If your organization policy uses the .restrictPrivateServiceConnectProducer policy, then allow list the 961333125034 folder number, which is a folder specifically for Memorystore for Redis Cluster. For example:

name: organizations/Consumer-org-1/policies/compute.restrictPrivateServiceConnectProducer
spec:
    rules:
      - values:
          allowedValues:
          - under:folders/961333125034

If your organization policy uses the .disablePrivateServiceConnectCreationForConsumers policy, you should allow list SERVICE_PRODUCERS. For example:

name: organizations/Consumer-org-1/policies/compute.disablePrivateServiceConnectCreationForConsumers
spec:
    rules:
      - values:
          allowedValues:
          - SERVICE_PRODUCERS

CPU usage scenarios

This section explains CPU usage issues that your cluster might encounter.

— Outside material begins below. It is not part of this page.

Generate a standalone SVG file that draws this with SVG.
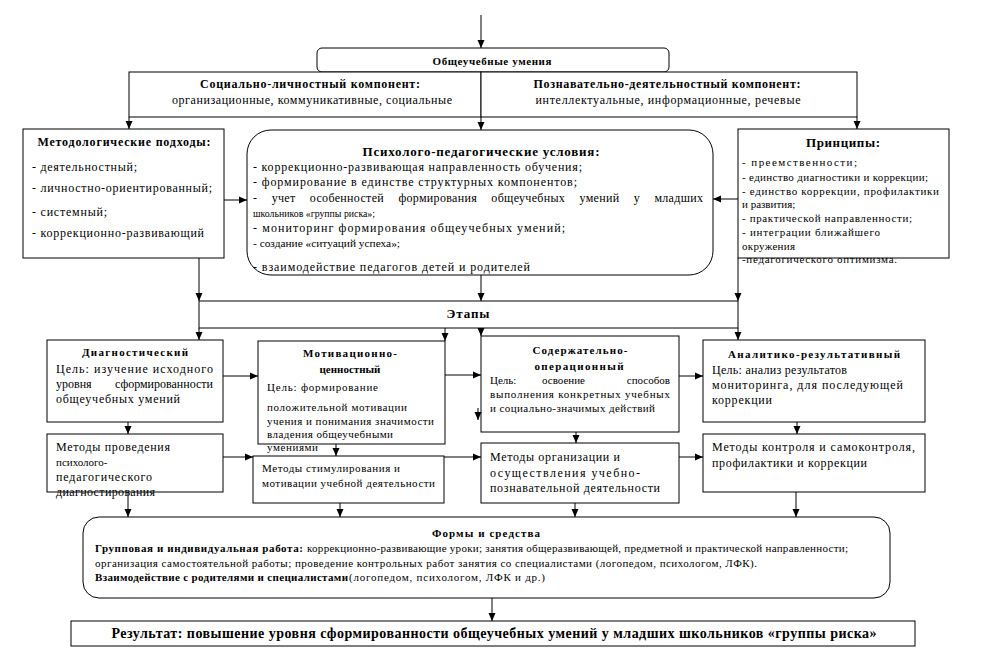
<svg xmlns="http://www.w3.org/2000/svg" width="985" height="658" viewBox="0 0 985 658">
<defs>
<marker id="ah" viewBox="0 0 8 8" refX="8" refY="4" markerWidth="8" markerHeight="8" markerUnits="userSpaceOnUse" orient="auto">
<path d="M0,0.5 L8,4 L0,7.5 Z" fill="#000"/>
</marker>
<style>
text{fill:#000}
.r12{font-size:12px}
.r11{font-size:11px}
.b11{font-size:11px;font-weight:bold}
.b12{font-size:12px;font-weight:bold}
.b13{font-size:13px;font-weight:bold}
.b14{font-size:14px;font-weight:bold}
.box{fill:#fff;stroke:#000;stroke-width:1}
.nf{fill:none}
.c line{stroke:#000;stroke-width:1;fill:none}
.c .a{marker-end:url(#ah)}
</style>
</defs>
<rect width="985" height="658" fill="#fff"/>
<g font-family="'Liberation Serif', 'Times New Roman', serif">

<g id="n-obshcheuchebnye">
<rect class="box" x="317" y="48" width="352" height="24" rx="5"/>
<text class="b11" x="492" y="65" text-anchor="middle" textLength="119" lengthAdjust="spacing">Общеучебные умения</text>
</g>

<g id="n-social">
<rect class="box" x="129" y="72" width="352" height="45"/>
<text class="b12" x="310" y="88" text-anchor="middle" textLength="220" lengthAdjust="spacing">Социально-личностный компонент:</text>
<text class="r12" x="312" y="104" text-anchor="middle" textLength="280" lengthAdjust="spacing">организационные, коммуникативные, социальные</text>
</g>

<g id="n-poznav">
<rect class="box" x="481" y="72" width="376" height="45"/>
<text class="b12" x="667" y="88" text-anchor="middle" textLength="267" lengthAdjust="spacing">Познавательно-деятельностный компонент:</text>
<text class="r12" x="668" y="104" text-anchor="middle" textLength="265" lengthAdjust="spacing">интеллектуальные, информационные, речевые</text>
</g>

<g id="n-metodolog">
<rect class="box" x="23" y="129" width="201" height="129"/>
<text class="b12" x="124" y="146" text-anchor="middle" textLength="173" lengthAdjust="spacing">Методологические подходы:</text>
<text class="r12" x="32" y="171" textLength="105" lengthAdjust="spacing">- деятельностный;</text>
<text class="r12" x="32" y="192" textLength="180" lengthAdjust="spacing">- личностно-ориентированный;</text>
<text class="r12" x="32" y="216" textLength="75" lengthAdjust="spacing">-  системный;</text>
<text class="r12" x="32" y="237" textLength="172" lengthAdjust="spacing">- коррекционно-развивающий</text>
</g>

<g id="n-usloviya">
<rect class="box" x="247" y="130" width="466" height="145" rx="24"/>
<text class="b13" x="481" y="156" text-anchor="middle" textLength="237" lengthAdjust="spacing">Психолого-педагогические условия:</text>
<text class="r12" x="253" y="171" textLength="329" lengthAdjust="spacing">- коррекционно-развивающая направленность обучения;</text>
<text class="r12" x="253" y="186" textLength="324" lengthAdjust="spacing">- формирование в единстве структурных компонентов;</text>
<text class="r12" x="253" y="202" style="word-spacing:11px" textLength="450" lengthAdjust="spacing">- учет особенностей формирования общеучебных умений у младших</text>
<text class="r11" x="253" y="217" textLength="122" lengthAdjust="spacingAndGlyphs">школьников «группы риска»;</text>
<text class="r12" x="253" y="232" textLength="312" lengthAdjust="spacing">- мониторинг формирования общеучебных умений;</text>
<text class="r11" x="253" y="247" textLength="147" lengthAdjust="spacingAndGlyphs">- создание «ситуаций успеха»;</text>
<text class="r12" x="253" y="271" textLength="277" lengthAdjust="spacing">- взаимодействие педагогов детей и родителей</text>
</g>

<g id="n-principy">
<text class="r11" x="742" y="263" textLength="155" lengthAdjust="spacing">-педагогического оптимизма.</text>
<rect class="box nf" x="738" y="129" width="211" height="129" style="fill:none"/>
<text class="b13" x="843" y="147" text-anchor="middle" textLength="74" lengthAdjust="spacing">Принципы:</text>
<text class="r11" x="742" y="166" textLength="115" lengthAdjust="spacing">- преемственности;</text>
<text class="r11" x="742" y="181" textLength="186" lengthAdjust="spacing">- единство диагностики и коррекции;</text>
<text class="r11" x="742" y="195" textLength="197" lengthAdjust="spacing">- единство коррекции, профилактики</text>
<text class="r11" x="742" y="208">и развития;</text>
<text class="r11" x="742" y="222" textLength="170" lengthAdjust="spacing">- практической направленности;</text>
<text class="r11" x="742" y="236" textLength="138" lengthAdjust="spacing">- интеграции ближайшего</text>
<text class="r11" x="742" y="250" textLength="53" lengthAdjust="spacing">окружения</text>
</g>

<g id="n-etapy">
<rect class="box" x="199" y="301" width="539" height="27"/>
<text class="b13" x="468" y="318" text-anchor="middle" textLength="43" lengthAdjust="spacing">Этапы</text>
</g>

<g id="n-diagn">
<rect class="box" x="47" y="340" width="176" height="82"/>
<text class="b11" x="135" y="356" text-anchor="middle" textLength="106" lengthAdjust="spacing">Диагностический</text>
<text class="r12" x="56" y="373" textLength="157" lengthAdjust="spacing">Цель: изучение исходного</text>
<text class="r12" y="388"><tspan x="56">уровня</tspan><tspan x="213" text-anchor="end">сформированности</tspan></text>
<text class="r12" x="56" y="403" textLength="124" lengthAdjust="spacing">общеучебных умений</text>
</g>

<g id="n-motiv">
<rect class="box" x="258" y="341" width="187" height="103"/>
<text class="b11" x="350" y="357" text-anchor="middle" textLength="94" lengthAdjust="spacing">Мотивационно-</text>
<text class="b11" x="350" y="373" text-anchor="middle">ценностный</text>
<text class="r11" x="267" y="391" textLength="111" lengthAdjust="spacing">Цель:  формирование</text>
<text class="r11" x="267" y="411" textLength="140" lengthAdjust="spacing">положительной  мотивации</text>
<text class="r11" x="267" y="425" textLength="167" lengthAdjust="spacing">учения и понимания значимости</text>
<text class="r11" x="267" y="438" textLength="126" lengthAdjust="spacing">владения общеучебными</text>
<text class="r11" x="267" y="451" textLength="51" lengthAdjust="spacing">умениями</text>
</g>

<g id="n-soderzh">
<rect class="box" x="481" y="336" width="198" height="96"/>
<text class="b11" x="580" y="354" text-anchor="middle" textLength="95" lengthAdjust="spacing">Содержательно-</text>
<text class="b11" x="579" y="370" text-anchor="middle" textLength="89" lengthAdjust="spacing">операционный</text>
<text class="r11" y="384"><tspan x="490">Цель:</tspan><tspan x="542">освоение</tspan><tspan x="670" text-anchor="end">способов</tspan></text>
<text class="r11" x="490" y="398" textLength="180" lengthAdjust="spacing">выполнения  конкретных  учебных</text>
<text class="r11" x="490" y="412" textLength="165" lengthAdjust="spacing">и социально-значимых действий</text>
</g>

<g id="n-analit">
<rect class="box" x="703" y="340" width="222" height="82"/>
<text class="b11" x="814" y="358" text-anchor="middle" textLength="172" lengthAdjust="spacing">Аналитико-результативный</text>
<text class="r12" x="712" y="374" textLength="135" lengthAdjust="spacing">Цель: анализ результатов</text>
<text class="r12" x="712" y="389" textLength="191" lengthAdjust="spacing">мониторинга, для последующей</text>
<text class="r12" x="712" y="404" textLength="60" lengthAdjust="spacing">коррекции</text>
</g>

<g id="n-met-diagn">
<text class="r12" x="56" y="496" textLength="99" lengthAdjust="spacing">диагностирования</text>
<rect class="box nf" x="47" y="434" width="176" height="58" style="fill:none"/>
<text class="r12" x="56" y="451" textLength="114" lengthAdjust="spacing">Методы проведения</text>
<text class="r11" x="56" y="466">психолого-</text>
<text class="r12" x="56" y="481" textLength="96" lengthAdjust="spacing">педагогического</text>
</g>

<g id="n-met-stim">
<rect class="box" x="253" y="456" width="191" height="47"/>
<text class="r11" x="262" y="472" textLength="138" lengthAdjust="spacing">Методы стимулирования и</text>
<text class="r11" x="262" y="487" textLength="173" lengthAdjust="spacing">мотивации учебной деятельности</text>
</g>

<g id="n-met-org">
<rect class="box" x="481" y="443" width="198" height="60"/>
<text class="r12" x="490" y="461" textLength="130" lengthAdjust="spacing">Методы организации и</text>
<text class="r12" x="490" y="477" textLength="150" lengthAdjust="spacing">осуществления учебно-</text>
<text class="r12" x="490" y="492" textLength="170" lengthAdjust="spacing">познавательной деятельности</text>
</g>

<g id="n-met-kontr">
<rect class="box" x="703" y="434" width="222" height="58"/>
<text class="r12" x="712" y="451" textLength="203" lengthAdjust="spacing">Методы контроля и  самоконтроля,</text>
<text class="r12" x="712" y="467" textLength="155" lengthAdjust="spacing">профилактики и коррекции</text>
</g>

<g id="n-formy">
<rect class="box" x="83" y="517" width="807" height="81" rx="16"/>
<text class="b11" x="486" y="537" text-anchor="middle" textLength="108" lengthAdjust="spacing">Формы и средства</text>
<text class="b11" x="95" y="552" textLength="208" lengthAdjust="spacing">Групповая и индивидуальная работа:</text>
<text class="r11" x="307" y="552" textLength="541" lengthAdjust="spacing">коррекционно-развивающие уроки; занятия общеразвивающей, предметной и практической направленности;</text>
<text class="r11" x="95" y="567" textLength="662" lengthAdjust="spacing">организация самостоятельной работы; проведение контрольных работ занятия со специалистами (логопедом, психологом, ЛФК).</text>
<text class="b11" x="95" y="581" textLength="253" lengthAdjust="spacing">Взаимодействие с родителями и специалистами</text>
<text class="r11" x="349" y="581" textLength="196" lengthAdjust="spacing">(логопедом, психологом, ЛФК и др.)</text>
</g>

<g id="n-result">
<rect class="box" x="71" y="621" width="844" height="25"/>
<text class="b14" x="494" y="638" text-anchor="middle" textLength="765" lengthAdjust="spacing">Результат: повышение уровня сформированности общеучебных умений у младших школьников «группы риска»</text>
</g>
</g>

<g id="connectors" class="c">
<line class="a" x1="481" y1="15" x2="481" y2="48"/>
<line class="a" x1="129" y1="117" x2="129" y2="129"/>
<line class="a" x1="857" y1="117" x2="857" y2="129"/>
<line class="a" x1="481" y1="117" x2="481" y2="130"/>
<line class="a" x1="224" y1="200" x2="247" y2="200"/>
<line class="a" x1="738" y1="199" x2="713" y2="199"/>
<line class="a" x1="199" y1="258" x2="199" y2="301"/>
<line class="a" x1="481" y1="275" x2="481" y2="301"/>
<line class="a" x1="738" y1="258" x2="738" y2="301"/>
<line class="a" x1="199" y1="328" x2="199" y2="340"/>
<line class="a" x1="445" y1="328" x2="445" y2="341"/>
<line class="a" x1="481" y1="328" x2="481" y2="336"/>
<line class="a" x1="738" y1="328" x2="738" y2="340"/>
<line class="a" x1="478" y1="408" x2="478" y2="420"/>
<line class="a" x1="223" y1="376" x2="258" y2="376"/>
<line class="a" x1="445" y1="375" x2="481" y2="375"/>
<line class="a" x1="679" y1="376" x2="703" y2="376"/>
<line class="a" x1="128" y1="422" x2="128" y2="434"/>
<line class="a" x1="336" y1="444" x2="336" y2="456"/>
<line class="a" x1="576" y1="432" x2="576" y2="443"/>
<line class="a" x1="797" y1="422" x2="797" y2="434"/>
<line class="a" x1="223" y1="457" x2="253" y2="457"/>
<line class="a" x1="444" y1="457" x2="481" y2="457"/>
<line class="a" x1="679" y1="457" x2="703" y2="457"/>
<line class="a" x1="128" y1="492" x2="128" y2="517"/>
<line class="a" x1="340" y1="503" x2="340" y2="517"/>
<line class="a" x1="575" y1="503" x2="575" y2="517"/>
<line class="a" x1="796" y1="492" x2="796" y2="517"/>
<line class="a" x1="492" y1="598" x2="492" y2="621"/>
</g>
</svg>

The output buffer of your cluster runs out of space

If the output buffer of your cluster runs out of space, then do the following:

When the memory of your cluster is full, and a new write comes in, Memorystore for Redis Cluster evicts keys to make room for the write, based on your cluster's maxmemory policy. The allkeys-lru policy evicts the least recently used (LRU) keys from the entire keyset.

We recommend that you monitor your cluster's maxmemory and used memory. This helps you to know if your cluster reaches the provisioned cluster capacity. Also, by reducing the value for the maxmemory parameter, you get more space for the overhead.

Persistence scenarios

This section explains persistence issues that might occur with your cluster.

Your write traffic exceeds Memorystore for Redis Cluster's ability to compact and reclaim space through AOF rewriting

If this situation occurs, then the Append-Only File (AOF) grows faster than the rewrite process can manage. This leads to disk exhaustion, causes write failures, and blocks operations that require replica creation and full synchronization.

Memorystore for Redis Cluster implemented guardrails to regulate the write throughput. This ensures that AOF rewriting can keep pace with sustained high-write workloads.